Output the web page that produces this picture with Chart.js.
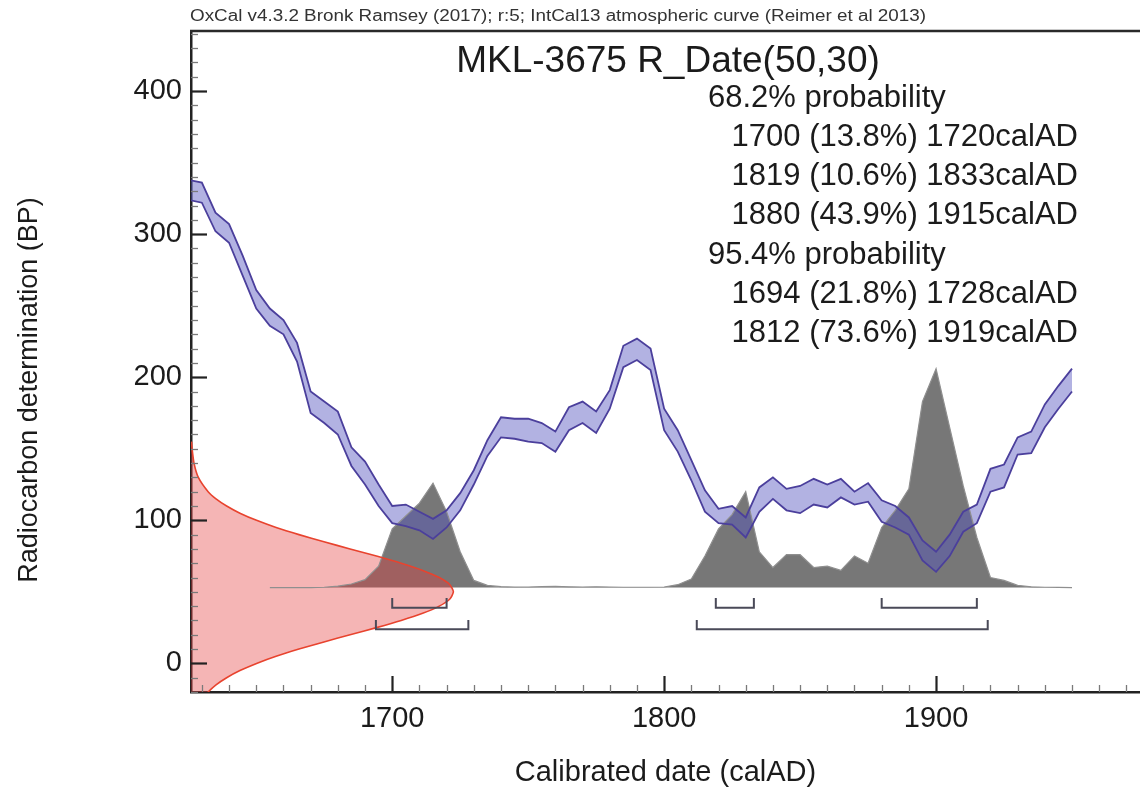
<!DOCTYPE html>
<html>
<head>
<meta charset="utf-8">
<title>MKL-3675 R_Date(50,30)</title>
<script src="https://cdn.jsdelivr.net/npm/chart.js@4.4.1/dist/chart.umd.min.js"></script>
<style>
  html, body { margin: 0; padding: 0; background: #fff; }
</style>
</head>
<body>
<canvas id="oxcal-chart" width="1140" height="792"></canvas>
<script>
// 标题与说明文字
const captionText = 'OxCal v4.3.2 Bronk Ramsey (2017); r:5; IntCal13 atmospheric curve (Reimer et al 2013)';
const titleText = 'MKL-3675 R_Date(50,30)';
const xTitle = 'Calibrated date (calAD)';
const yTitle = 'Radiocarbon determination (BP)';

// 刻度标签
const xTickValues = [1700, 1800, 1900];
const yTickValues = [0, 100, 200, 300, 400];

// IntCal13 校正曲线 (5 年一点)，上沿和下沿
const calYears = [1625, 1630, 1635, 1640, 1645, 1650, 1655, 1660, 1665, 1670,
  1675, 1680, 1685, 1690, 1695, 1700, 1705, 1710, 1715, 1720,
  1725, 1730, 1735, 1740, 1745, 1750, 1755, 1760, 1765, 1770,
  1775, 1780, 1785, 1790, 1795, 1800, 1805, 1810, 1815, 1820,
  1825, 1830, 1835, 1840, 1845, 1850, 1855, 1860, 1865, 1870,
  1875, 1880, 1885, 1890, 1895, 1900, 1905, 1910, 1915, 1920,
  1925, 1930, 1935, 1940, 1945, 1950];
const curveUpper = [338, 336, 315, 307, 285, 261, 248, 240, 224, 190,
  183, 176, 151, 141, 125, 110, 111, 106, 101, 107,
  119, 135, 156, 172, 171, 171, 168, 162, 179, 183,
  176, 191, 222, 227, 220, 178, 163, 142, 121, 108,
  110, 102, 123, 130, 122, 124, 129, 125, 129, 120,
  126, 114, 110, 102, 86, 78, 90, 106, 111, 136,
  139, 158, 162, 181, 194, 206];
const curveLower = [324, 322, 302, 294, 271, 248, 236, 230, 211, 175,
  168, 160, 138, 125, 110, 98, 96, 93, 87, 95,
  107, 125, 145, 158, 157, 155, 154, 148, 163, 168,
  161, 178, 207, 212, 205, 163, 148, 128, 106, 98,
  97, 88, 106, 115, 107, 105, 111, 109, 116, 111,
  113, 99, 95, 90, 72, 64, 75, 92, 98, 120,
  123, 146, 147, 165, 178, 190];

// 校正后的概率分布 (灰色)，基线在 53
const probYears = [1655, 1660, 1665, 1670, 1675, 1680, 1685, 1690, 1695, 1700,
  1705, 1710, 1715, 1720, 1725, 1730, 1735, 1740, 1745, 1750,
  1755, 1760, 1765, 1770, 1775, 1780, 1785, 1790, 1795, 1800,
  1805, 1810, 1815, 1820, 1825, 1830, 1835, 1840, 1845, 1850,
  1855, 1860, 1865, 1870, 1875, 1880, 1885, 1890, 1895, 1900,
  1905, 1910, 1915, 1920, 1925, 1930, 1935, 1940, 1945, 1950];
const probLevel = [53, 53, 53, 53, 53.2, 54, 55.5, 58.5, 68, 94,
  103, 112, 126, 106, 78, 58, 54.5, 53.6, 53.3, 53.4,
  53.6, 53.8, 53.5, 53.4, 53.5, 53.4, 53.2, 53.2, 53.2, 53.4,
  55, 59, 75, 94, 104, 120, 78, 67, 76, 76,
  67, 68, 65, 75, 70, 95, 107, 122, 183, 206,
  165, 124, 88, 60, 58, 54.5, 53.5, 53.2, 53.1, 53];
const probBaseline = 53;

// 放射性碳测年 (红色, 50±30 BP)，沿 y 轴的分布轮廓
const rdateBP = [155, 150, 140, 130, 120, 115, 110, 105, 100, 95,
  90, 85, 80, 75, 70, 65, 60, 55, 50, 45,
  40, 35, 30, 25, 20, 15, 10, 5, 0, -5,
  -10, -15, -20, -25, -30, -30, 155];
const rdateEdge = [1626.2, 1626.4, 1627.1, 1628.7, 1632.3, 1635.2, 1639.1, 1644, 1650.1, 1657.3,
  1665.7, 1674.9, 1684.5, 1694.2, 1703.3, 1711.2, 1717.3, 1721.2, 1722.5, 1721.2,
  1717.3, 1711.2, 1703.3, 1694.2, 1684.5, 1674.9, 1665.7, 1657.3, 1650.1, 1644,
  1639.1, 1635.2, 1632.3, 1630.1, 1628.7, 1618, 1618];

// 区间
const range68From = [1700, 1819, 1880];
const range68To = [1720, 1833, 1915];
const range68Pct = ['13.8', '10.6', '43.9'];
const range95From = [1694, 1812];
const range95To = [1728, 1919];
const range95Pct = ['21.8', '73.6'];

const FONT = "'Liberation Sans', Arial, Helvetica, sans-serif";
const INK = '#1b1b1b';

function toPoints(xs, ys) {
  return xs.map((x, i) => ({ x: x, y: ys[i] }));
}

// 区间括号: ⊔ 形
function bracketDataset(from, to, top, bottom) {
  return {
    label: 'range ' + from + '-' + to,
    data: [{ x: from, y: top }, { x: from, y: bottom }, { x: to, y: bottom }, { x: to, y: top }],
    showLine: true,
    pointRadius: 0,
    borderColor: '#4a4a58',
    borderWidth: 2,
    fill: false,
    order: 0
  };
}

const datasets = [];
range68From.forEach((f, i) => datasets.push(bracketDataset(f, range68To[i], 45.7, 38.8)));
range95From.forEach((f, i) => datasets.push(bracketDataset(f, range95To[i], 30.4, 23.9)));

datasets.push({
  label: 'R_Date(50,30)',
  data: toPoints(rdateEdge, rdateBP),
  showLine: true,
  pointRadius: 0,
  borderColor: '#e8432e',
  borderWidth: 1.6,
  backgroundColor: 'rgba(230, 60, 60, 0.38)',
  fill: 'shape',
  tension: 0.2,
  order: 1
});
datasets.push({
  label: 'IntCal13 upper',
  data: toPoints(calYears, curveUpper),
  showLine: true,
  pointRadius: 0,
  borderColor: '#4b3f9c',
  borderWidth: 1.8,
  backgroundColor: 'rgba(85, 85, 190, 0.45)',
  fill: '+1',
  order: 2
});
datasets.push({
  label: 'IntCal13 lower',
  data: toPoints(calYears, curveLower),
  showLine: true,
  pointRadius: 0,
  borderColor: '#4b3f9c',
  borderWidth: 1.8,
  fill: false,
  order: 3
});
datasets.push({
  label: 'calibrated',
  data: toPoints(probYears, probLevel),
  showLine: true,
  pointRadius: 0,
  borderColor: '#8f8f8f',
  borderWidth: 1.2,
  backgroundColor: '#777777',
  fill: { value: probBaseline },
  order: 4
});

// 坐标轴小刻度、上边框和文字
const oxcalDecor = {
  id: 'oxcalDecor',
  afterDatasetsDraw(chart) {
    const { ctx, chartArea } = chart;
    const xs = chart.scales.x;
    const ys = chart.scales.y;
    ctx.save();

    // y 轴刻度 (朝内)
    for (let v = -20; v <= 440; v += 10) {
      const py = Math.round(ys.getPixelForValue(v)) + 0.5;
      const major = v % 100 === 0;
      ctx.beginPath();
      ctx.strokeStyle = major ? '#222' : '#7a7a7a';
      ctx.lineWidth = major ? 2.2 : 1.3;
      ctx.moveTo(chartArea.left, py);
      ctx.lineTo(chartArea.left + (major ? 16 : 7), py);
      ctx.stroke();
    }
    // x 轴刻度 (朝内)
    for (let v = 1630; v <= 1970; v += 10) {
      const px = Math.round(xs.getPixelForValue(v)) + 0.5;
      const major = v % 100 === 0;
      ctx.beginPath();
      ctx.strokeStyle = major ? '#222' : '#7a7a7a';
      ctx.lineWidth = major ? 2.2 : 1.3;
      ctx.moveTo(px, chartArea.bottom);
      ctx.lineTo(px, chartArea.bottom - (major ? 16 : 7));
      ctx.stroke();
    }
    // 上边框
    ctx.beginPath();
    ctx.strokeStyle = '#2a2a2a';
    ctx.lineWidth = 2.5;
    ctx.moveTo(chartArea.left - 1, chartArea.top);
    ctx.lineTo(chartArea.right, chartArea.top);
    ctx.stroke();

    // 顶部说明 (横向拉伸到原图宽度)
    ctx.fillStyle = '#333';
    ctx.font = '16px ' + FONT;
    ctx.textAlign = 'left';
    ctx.textBaseline = 'middle';
    const capW = ctx.measureText(captionText).width;
    ctx.save();
    ctx.translate(chartArea.left - 1, 17);
    ctx.scale(736 / capW, 1);
    ctx.fillText(captionText, 0, 0);
    ctx.restore();

    // 标题
    ctx.fillStyle = INK;
    ctx.font = '37px ' + FONT;
    ctx.textAlign = 'center';
    ctx.fillText(titleText, 668, 62);

    // 概率区间文字
    ctx.font = '31px ' + FONT;
    const lines = [];
    lines.push({ t: '68.2% probability', head: true });
    range68From.forEach((f, i) => lines.push({ t: f + ' (' + range68Pct[i] + '%) ' + range68To[i] + 'calAD' }));
    lines.push({ t: '95.4% probability', head: true });
    range95From.forEach((f, i) => lines.push({ t: f + ' (' + range95Pct[i] + '%) ' + range95To[i] + 'calAD' }));
    lines.forEach((ln, i) => {
      const y = 98 + i * 39.3;
      if (ln.head) {
        ctx.textAlign = 'left';
        ctx.fillText(ln.t, 708, y);
      } else {
        ctx.textAlign = 'right';
        ctx.fillText(ln.t, 1078, y);
      }
    });

    // y 轴标题
    ctx.save();
    ctx.translate(30, 390);
    ctx.rotate(-Math.PI / 2);
    ctx.textAlign = 'center';
    ctx.font = '27px ' + FONT;
    ctx.fillText(yTitle, 0, 0);
    ctx.restore();

    ctx.restore();
  }
};

const ctx = document.getElementById('oxcal-chart').getContext('2d');
const chart = new Chart(ctx, {
  type: 'scatter',
  data: { datasets: datasets },
  options: {
    responsive: false,
    devicePixelRatio: 1,
    animation: false,
    layout: { padding: { top: 31, right: 0, bottom: 0, left: 0 } },
    plugins: {
      legend: { display: false },
      tooltip: { enabled: false },
      filler: { drawTime: 'beforeDatasetsDraw' }
    },
    scales: {
      x: {
        type: 'linear',
        position: 'bottom',
        min: 1626,
        max: 1975,
        afterFit: s => { s.height = 100; },
        afterBuildTicks: s => { s.ticks = xTickValues.map(v => ({ value: v })); },
        ticks: {
          font: { family: FONT, size: 29 },
          color: INK,
          padding: 10,
          maxRotation: 0,
          callback: v => String(v)
        },
        grid: { display: false, drawTicks: false },
        border: { display: true, color: '#222', width: 2.5 },
        title: {
          display: true,
          text: xTitle,
          font: { family: FONT, size: 29 },
          color: INK,
          padding: { top: 0, bottom: 2 }
        }
      },
      y: {
        type: 'linear',
        min: -20,
        max: 442,
        afterFit: s => { s.width = 191; },
        afterBuildTicks: s => { s.ticks = yTickValues.map(v => ({ value: v })); },
        ticks: {
          font: { family: FONT, size: 29 },
          color: INK,
          padding: 9,
          callback: v => String(v)
        },
        grid: { display: false, drawTicks: false },
        border: { display: true, color: '#222', width: 2.5 }
      }
    }
  },
  plugins: [oxcalDecor]
});
</script>
</body>
</html>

■ ■ ■ ■ ■ ■ ■

-- Objective --
Extract, word for word, each line from the top of the data down to and including the line with "const yTitle = 'Radiocarbon"; skip the pictures.

-- Task output --
Output the web page that produces this picture with Chart.js.
<!DOCTYPE html>
<html>
<head>
<meta charset="utf-8">
<title>MKL-3675 R_Date(50,30)</title>
<script src="https://cdn.jsdelivr.net/npm/chart.js@4.4.1/dist/chart.umd.min.js"></script>
<style>
  html, body { margin: 0; padding: 0; background: #fff; }
</style>
</head>
<body>
<canvas id="oxcal-chart" width="1140" height="792"></canvas>
<script>
// 标题与说明文字
const captionText = 'OxCal v4.3.2 Bronk Ramsey (2017); r:5; IntCal13 atmospheric curve (Reimer et al 2013)';
const titleText = 'MKL-3675 R_Date(50,30)';
const xTitle = 'Calibrated date (calAD)';
const yTitle = 'Radiocarbon determination (BP)';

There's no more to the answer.